WASHINGTON (Sputnik) — George Soros has been a major funder of Human Rights Watch (HRW) for many years and has never hesitated to use his influence in it and many other non-governmental organizations to advance his economic, political and cultural agendas, US analysts told Sputnik.
"Any non-profit organization that takes donations could be influenced by their donors. Human Rights Watch is no different than any other non-profit," Independent Institute Center on Peace and Liberty Director Ivan Eland said in an interview.
However, Soros’s close identification with Human Rights Watch was also a potential liability for him in some of the countries he wanted to operate in, Eland cautioned.

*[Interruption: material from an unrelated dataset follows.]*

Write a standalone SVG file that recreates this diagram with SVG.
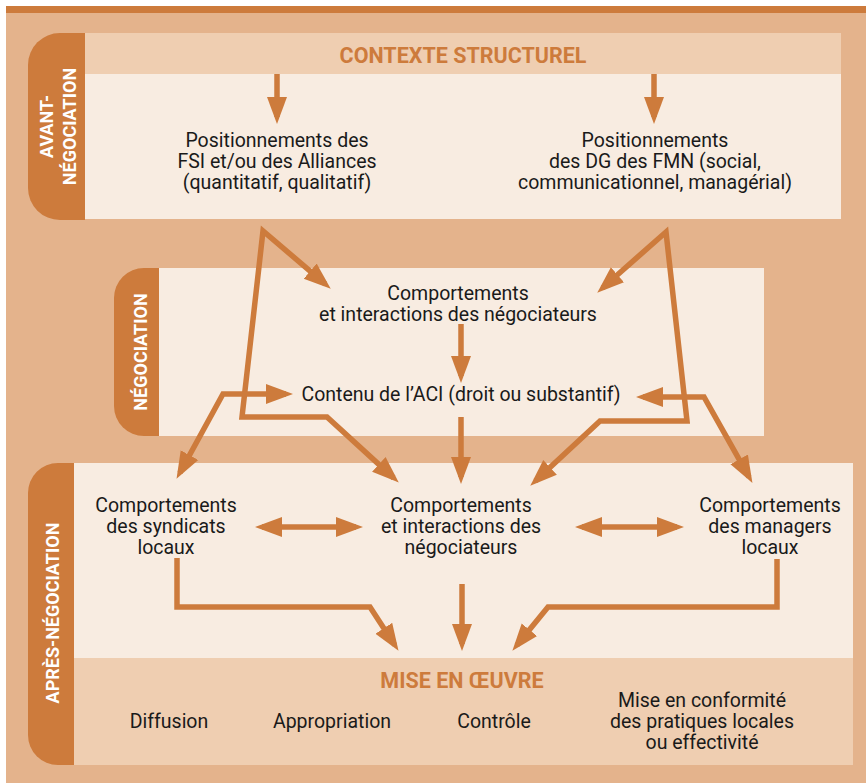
<svg xmlns="http://www.w3.org/2000/svg" width="866" height="783" viewBox="0 0 866 783">
<defs>
<style>
.bg{fill:#E4B38C}
.dark{fill:#CD7B3C}
.head{fill:#EFCEB1}
.cream{fill:#F8ECE1}
.t{font-family:Roboto,"Liberation Sans",sans-serif;font-size:19.5px;fill:#1a1a1a;text-anchor:middle}
.h{font-family:Roboto,"Liberation Sans",sans-serif;font-size:21.5px;font-weight:bold;fill:#CD7B3C;text-anchor:middle}
.v{font-family:Roboto,"Liberation Sans",sans-serif;font-size:18px;font-weight:bold;fill:#ffffff;text-anchor:middle}
.c{fill:none;stroke:#CD7B3C;stroke-width:5.5;marker-end:url(#ah)}
.cb{fill:none;stroke:#CD7B3C;stroke-width:5.5;marker-start:url(#ah);marker-end:url(#ah)}
</style>
<marker id="ah" markerUnits="userSpaceOnUse" viewBox="0 0 28 22" markerWidth="28" markerHeight="22" refX="20" refY="11" orient="auto-start-reverse">
<path d="M0,1 L27,11 L0,21 z" fill="#CD7B3C"/>
</marker>
</defs>
<rect x="0" y="0" width="866" height="783" fill="#ffffff"/>
<rect x="6" y="6" width="860" height="777" class="bg"/>
<rect x="6" y="6" width="860" height="7" class="dark"/>

<g id="avant-negociation">
<path class="dark" d="M85,33 L60,33 A32,32 0 0 0 28,65 L28,188 A32,32 0 0 0 60,220 L85,220 z"/>
<text class="v" transform="translate(53,126.5) rotate(-90)">AVANT-</text>
<text class="v" transform="translate(76,126.5) rotate(-90)">NÉGOCIATION</text>
<rect x="85" y="33" width="756" height="41" class="head"/>
<rect x="85" y="74" width="756" height="145" class="cream"/>
</g>
<g id="contexte-structurel">
<text class="h" x="463" y="63">CONTEXTE STRUCTUREL</text>
</g>
<g id="positionnements-fsi">
<text class="t" x="277" y="147">Positionnements des</text>
<text class="t" x="277" y="168">FSI et/ou des Alliances</text>
<text class="t" x="277" y="189">(quantitatif, qualitatif)</text>
</g>
<g id="positionnements-dg">
<text class="t" x="655" y="147">Positionnements</text>
<text class="t" x="655" y="168">des DG des FMN (social,</text>
<text class="t" x="655" y="189">communicationnel, managérial)</text>
</g>

<g id="negociation">
<path class="dark" d="M159,268 L144,268 A30,30 0 0 0 114,298 L114,406 A30,30 0 0 0 144,436 L159,436 z"/>
<text class="v" transform="translate(147,352) rotate(-90)">NÉGOCIATION</text>
<rect x="159" y="268" width="605" height="168" class="cream"/>
</g>
<g id="comportements-negociateurs">
<text class="t" x="458" y="300">Comportements</text>
<text class="t" x="458" y="321">et interactions des négociateurs</text>
</g>
<g id="contenu-aci">
<text class="t" x="461" y="401">Contenu de l’ACI (droit ou substantif)</text>
</g>

<g id="apres-negociation">
<path class="dark" d="M74,463 L58,463 A30,30 0 0 0 28,493 L28,735 A30,30 0 0 0 58,765 L74,765 z"/>
<text class="v" transform="translate(59,613) rotate(-90)">APRÈS-NÉGOCIATION</text>
<rect x="74" y="463" width="779" height="195" class="cream"/>
<rect x="74" y="658" width="779" height="107" class="head"/>
</g>
<g id="syndicats-locaux">
<text class="t" x="166" y="512">Comportements</text>
<text class="t" x="166" y="533">des syndicats</text>
<text class="t" x="166" y="554">locaux</text>
</g>
<g id="comportements-interactions">
<text class="t" x="461" y="512">Comportements</text>
<text class="t" x="461" y="533">et interactions des</text>
<text class="t" x="461" y="554">négociateurs</text>
</g>
<g id="managers-locaux">
<text class="t" x="770" y="512">Comportements</text>
<text class="t" x="770" y="533">des managers</text>
<text class="t" x="770" y="554">locaux</text>
</g>
<g id="mise-en-oeuvre">
<text class="h" x="462" y="688">MISE EN ŒUVRE</text>
<text class="t" x="169" y="728">Diffusion</text>
<text class="t" x="332" y="728">Appropriation</text>
<text class="t" x="494" y="728">Contrôle</text>
<text class="t" x="702" y="707">Mise en conformité</text>
<text class="t" x="702" y="728">des pratiques locales</text>
<text class="t" x="702" y="749">ou effectivité</text>
</g>

<g id="connectors">
<polyline class="c" points="277,74 277,117"/>
<polyline class="c" points="654,74 654,117"/>
<polyline class="cb" points="325.4,284.1 263,231 242,417 327,417 393.6,477.9"/>
<polyline class="cb" points="602.5,288 666,232 687,421 600,421 535.4,480.9"/>
<polyline class="cb" points="286,394 223,394 179.9,472.7"/>
<polyline class="cb" points="643,397 704,397 749,476.8"/>
<polyline class="c" points="461,324 461,376"/>
<polyline class="c" points="461,417 461,477"/>
<polyline class="cb" points="262,527 356,527"/>
<polyline class="cb" points="582,527 677,527"/>
<polyline class="c" points="462,584 462,644"/>
<polyline class="c" points="177,558 177,607 370,607 394.7,645"/>
<polyline class="c" points="777,559 777,607 548,607 516.8,645.3"/>
</g>
</svg>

"Soros could make political hay out of some of Human Rights Watch's findings, but in doing business in certain countries, it could also be a drawback for him that he has given money to Human Rights Watch, which has criticized that country's government's human right practices," Eland pointed out.
Executive Intelligence Review Editor Jeff Steinberg emphasized that the ties between Soros and Human Rights Watch were deep and went back a long time.
"Soros has been the number one funder of Human Rights Watch from its inception," Steinberg said. "Remember that Soros was a teenage Nazi collaborator in Hungary during the Nazi occupation, an experience he places great importance on in his learning how to profit ‘off of tough times’."
"Soros’ support for drug legalization is part of his twisted notion of ‘open society’ and he uses his vast network of NGOs [non-governmental organizations] to destabilize regimes that he sees as opposing Western liberal ‘open society,’’ Steinberg said. "For Soros, the open society is the permissive society, in which a kind of hedonistic calculus prevails."
But Soros was also adamant about keeping the sources of his wealth outside the control of the US and British governments, Steinberg observed.
"He carefully keeps his hedge funds offshore, and does not allow for American investors, so as to keep out of reach of the SEC [Securities and Exchange Commission] and other American regulatory agencies," he explained.
However, Steinberg also noted that in recent months, the Hungarian-born financier seemed to be retreating from his previous position of adamant hostility toward Russia and President Vladimir Putin.
"Soros is backing off from his staunch anti-Putin stances of recent years, as the European elites conclude that they need Russian help to turn back the hordes of refugees, something that requires ending the Syrian war and beginning an actual reconstruction," he pointed out.
At this year’s World Economic Forum held in Davos, Switzerland, Soros even supported an international Marshall Plan to rebuild the Middle East that was carried out in partnership with Russia, Steinberg noted.
However, Steinberg urged governments around the world to retain their caution and distrust in dealing with Soros, whose worth is now estimated at $24 billion.
"Soros is… not to be trusted. His philanthropy is all about color revolutions, regime change and drug culture," he added.
Since 2010, Soros is believed to have approved at least $100 million in direct funding for Human Rights Watch.